Giveaways

Email entries to giveaways@ieu.asn.au with the giveaway you are entering in the subject line and your name, membership number and address in the body of the email. All entries to be received by 27 November 2017.

The Strength Switch

Author: Dr Lea Waters

Publisher: Ebury Press

One copy to give away

This book shows us the extraordinary results of focusing on our children’s strengths rather than always trying to correct their weaknesses. Most parents struggle with this shift because they suffer from a negativity bias, thanks to evolutionary development, giving them ‘strengths blindness’. By showing us how to throw the ‘strengths switch’, Lea Waters demonstrates how we can not only help our children build resilience, optimism, and achievement but we can also help inoculate them against today’s pandemic of depression and anxiety.

Unfolding Journeys:

Secrets of the Nile

Author: Stewart Ross

Illustrator: Vanina Starkoff

Publisher: Lonely Planet Kids

Three copies to give away

Unfold the adventure of a lifetime as you sail up the longest river in the world. This sensational fold out frieze and can be removed and displayed. Jump aboard and get ready for an unforgettable journey along the River Nile. From the golden beaches of the Mediterranean, travel upstream to explore the cultural, historical and natural wonders of ancient and modern Egypt.

Saffron and Silk:

An Australian in India

Author: Dr Anne Benjamin

Publisher: David Lovell Publishing

One copy (with author dedication) to give away

Saffron and Silk opens with a wedding between two unlikely lovers: a handsome 30 something Indian born development worker and a Catholic academic from Sydney.

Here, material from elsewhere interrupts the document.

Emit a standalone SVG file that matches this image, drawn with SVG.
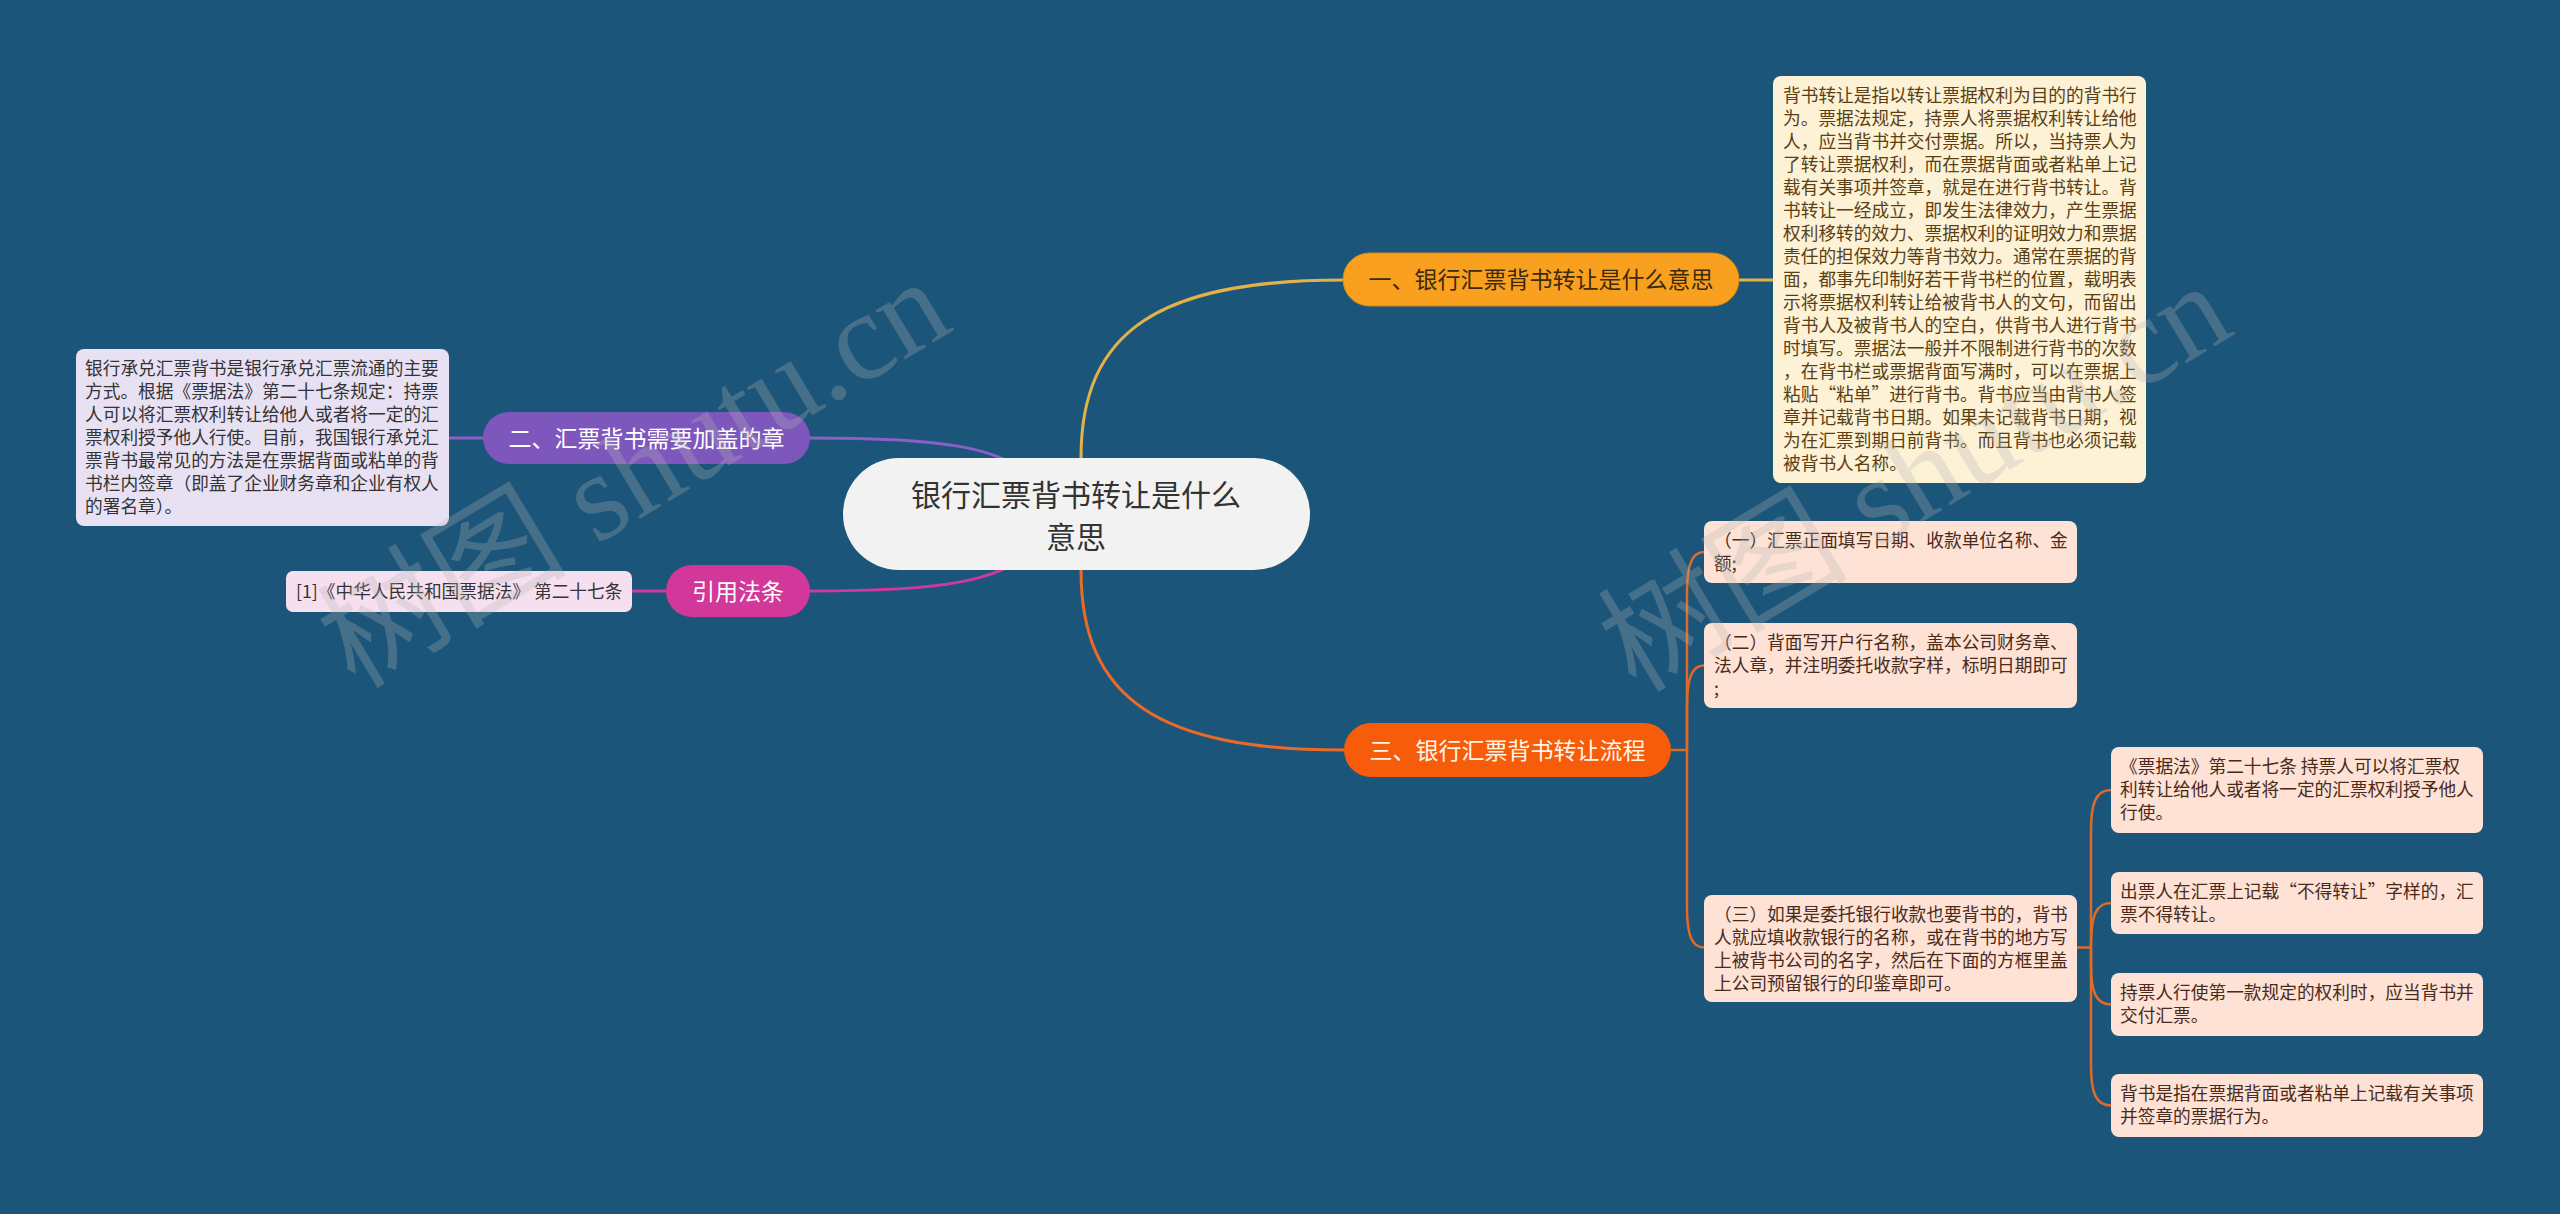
<svg xmlns="http://www.w3.org/2000/svg" width="2560" height="1214" viewBox="0 0 2560 1214">
<style>
text{font-family:"Noto Sans CJK SC","Noto Sans",sans-serif}
.lf{font-size:17.7px}
.br{font-size:23px;text-anchor:middle}
.c{fill:none;stroke-linecap:round}
.wm{font-family:"Liberation Serif","Noto Sans CJK SC",serif;font-size:125px;fill:#b4b4b4;opacity:0.28}
</style>
<rect x="0" y="0" width="2560" height="1214" fill="#1b5579"/>
<g id="connectors">
<path class="c" d="M1081,458 C1081,330 1160,280 1343,280" stroke="#e2b24a" stroke-width="3"/>
<path class="c" d="M1081,570 C1081,700 1160,750 1344,750" stroke="#ea6a26" stroke-width="3"/>
<path class="c" d="M1030,475 C995,448 950,438 810,438" stroke="#8a5fc6" stroke-width="3"/>
<path class="c" d="M1030,553 C995,580 950,591 810,591" stroke="#cc3b9c" stroke-width="3"/>
<path class="c" d="M449,438 H483" stroke="#8a5fc6" stroke-width="3"/>
<path class="c" d="M632,591 H666" stroke="#cc3b9c" stroke-width="3"/>
<path class="c" d="M1739,280 H1773" stroke="#e2b24a" stroke-width="3"/>
<g stroke="#e06a2a" stroke-width="2.5" fill="none">
<path d="M1671,750 H1687"/>
<path d="M1687,750 V592 C1687,565 1692,552 1704,552"/>
<path d="M1687,750 V705 C1687,678 1692,665.5 1704,665.5"/>
<path d="M1687,750 V908 C1687,935 1692,947.5 1704,947.5"/>
<path d="M2077,947.5 H2091"/>
<path d="M2091,947.5 V830 C2091,803 2096,790 2111,790"/>
<path d="M2091,947.5 C2091,915 2096,903 2111,903"/>
<path d="M2091,947.5 V965 C2091,992 2096,1004.5 2111,1004.5"/>
<path d="M2091,947.5 V1066 C2091,1093 2096,1105.5 2111,1105.5"/>
</g>
</g>
<g id="root">
<rect x="843" y="458" width="467" height="112" rx="56" fill="#f2f2f2"/>
<text x="1076" y="506" font-size="30" text-anchor="middle" fill="#333333">银行汇票背书转让是什么</text>
<text x="1076" y="548" font-size="30" text-anchor="middle" fill="#333333">意思</text>
</g>
<g id="b1">
<rect x="1343" y="253" width="396" height="53" rx="26.5" fill="#f9a11e" stroke="#d8870f" stroke-width="1"/>
<text class="br" x="1541" y="288" fill="#3d2a0c">一、银行汇票背书转让是什么意思</text>
</g>
<g id="b2">
<rect x="483" y="412" width="327" height="52" rx="26" fill="#7e57bd"/>
<text class="br" x="646.5" y="446.5" fill="#ffffff">二、汇票背书需要加盖的章</text>
</g>
<g id="b3">
<rect x="1344" y="723" width="327" height="54" rx="27" fill="#f75c0a"/>
<text class="br" x="1507.5" y="758.5" fill="#fff6ea">三、银行汇票背书转让流程</text>
</g>
<g id="b4">
<rect x="666" y="565" width="144" height="52" rx="26" fill="#d2379a"/>
<text class="br" x="738" y="599.5" fill="#ffffff">引用法条</text>
</g>
<g id="leaf1">
<rect x="1773" y="76" width="373" height="407" rx="8" fill="#fdf1d6"/>
<g class="lf" fill="#5a3f12">
<text x="1783" y="102">背书转让是指以转让票据权利为目的的背书行</text>
<text x="1783" y="125">为。票据法规定，持票人将票据权利转让给他</text>
<text x="1783" y="148">人，应当背书并交付票据。所以，当持票人为</text>
<text x="1783" y="171">了转让票据权利，而在票据背面或者粘单上记</text>
<text x="1783" y="194">载有关事项并签章，就是在进行背书转让。背</text>
<text x="1783" y="217">书转让一经成立，即发生法律效力，产生票据</text>
<text x="1783" y="240">权利移转的效力、票据权利的证明效力和票据</text>
<text x="1783" y="263">责任的担保效力等背书效力。通常在票据的背</text>
<text x="1783" y="286">面，都事先印制好若干背书栏的位置，载明表</text>
<text x="1783" y="309">示将票据权利转让给被背书人的文句，而留出</text>
<text x="1783" y="332">背书人及被背书人的空白，供背书人进行背书</text>
<text x="1783" y="355">时填写。票据法一般并不限制进行背书的次数</text>
<text x="1783" y="378">，在背书栏或票据背面写满时，可以在票据上</text>
<text x="1783" y="401">粘贴“粘单”进行背书。背书应当由背书人签</text>
<text x="1783" y="424">章并记载背书日期。如果未记载背书日期，视</text>
<text x="1783" y="447">为在汇票到期日前背书。而且背书也必须记载</text>
<text x="1783" y="470">被背书人名称。</text>
</g>
</g>
<g id="leaf2">
<rect x="76" y="349" width="373" height="177" rx="8" fill="#e8e1f3"/>
<g class="lf" fill="#333333">
<text x="85" y="375">银行承兑汇票背书是银行承兑汇票流通的主要</text>
<text x="85" y="398">方式。根据《票据法》第二十七条规定：持票</text>
<text x="85" y="421">人可以将汇票权利转让给他人或者将一定的汇</text>
<text x="85" y="444">票权利授予他人行使。目前，我国银行承兑汇</text>
<text x="85" y="467">票背书最常见的方法是在票据背面或粘单的背</text>
<text x="85" y="490">书栏内签章（即盖了企业财务章和企业有权人</text>
<text x="85" y="513">的署名章）。</text>
</g>
</g>
<g id="leaf4">
<rect x="286" y="571" width="346" height="41" rx="7" fill="#f6e0ef"/>
<text class="lf" x="296" y="598" fill="#333333">[1]《中华人民共和国票据法》 第二十七条</text>
</g>
<g id="leaf3a">
<rect x="1704" y="521" width="373" height="62" rx="8" fill="#fde2d5"/>
<g class="lf" fill="#4a2a1a">
<text x="1714" y="547">（一）汇票正面填写日期、收款单位名称、金</text>
<text x="1714" y="570">额;</text>
</g>
</g>
<g id="leaf3b">
<rect x="1704" y="623" width="373" height="85" rx="8" fill="#fde2d5"/>
<g class="lf" fill="#4a2a1a">
<text x="1714" y="649">（二）背面写开户行名称，盖本公司财务章、</text>
<text x="1714" y="672">法人章，并注明委托收款字样，标明日期即可</text>
<text x="1714" y="695">;</text>
</g>
</g>
<g id="leaf3c">
<rect x="1704" y="895" width="373" height="107" rx="8" fill="#fde2d5"/>
<g class="lf" fill="#4a2a1a">
<text x="1714" y="921">（三）如果是委托银行收款也要背书的，背书</text>
<text x="1714" y="944">人就应填收款银行的名称，或在背书的地方写</text>
<text x="1714" y="967">上被背书公司的名字，然后在下面的方框里盖</text>
<text x="1714" y="990">上公司预留银行的印鉴章即可。</text>
</g>
</g>
<g id="sub1">
<rect x="2111" y="747" width="372" height="86" rx="8" fill="#fde2d5"/>
<g class="lf" fill="#4a2a1a">
<text x="2120" y="773">《票据法》第二十七条 持票人可以将汇票权</text>
<text x="2120" y="796">利转让给他人或者将一定的汇票权利授予他人</text>
<text x="2120" y="819">行使。</text>
</g>
</g>
<g id="sub2">
<rect x="2111" y="872" width="372" height="62" rx="8" fill="#fde2d5"/>
<g class="lf" fill="#4a2a1a">
<text x="2120" y="898">出票人在汇票上记载“不得转让”字样的，汇</text>
<text x="2120" y="921">票不得转让。</text>
</g>
</g>
<g id="sub3">
<rect x="2111" y="973" width="372" height="63" rx="8" fill="#fde2d5"/>
<g class="lf" fill="#4a2a1a">
<text x="2120" y="999">持票人行使第一款规定的权利时，应当背书并</text>
<text x="2120" y="1022">交付汇票。</text>
</g>
</g>
<g id="sub4">
<rect x="2111" y="1074" width="372" height="63" rx="8" fill="#fde2d5"/>
<g class="lf" fill="#4a2a1a">
<text x="2120" y="1100">背书是指在票据背面或者粘单上记载有关事项</text>
<text x="2120" y="1123">并签章的票据行为。</text>
</g>
</g>
<g id="watermarks">
<text class="wm" transform="translate(355,690) rotate(-31)">树图 shutu.cn</text>
<text class="wm" transform="translate(1636,694) rotate(-31)">树图 shutu.cn</text>
</g>
</svg>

Out of character with her background and normal demeanour, the bride has left the predictability of her life in Australia to marry and live in the South Indian city of Chennai. Throughout Saffron and Silk, readers enter into the bride’s new family and their Kerala origins and into some of the rich culture of Tamil legends and history. She shares her struggles and frustrations as a ‘foreign wife’ and her insights into both the domestic minutiae of everyday life and the macro challenges of poverty.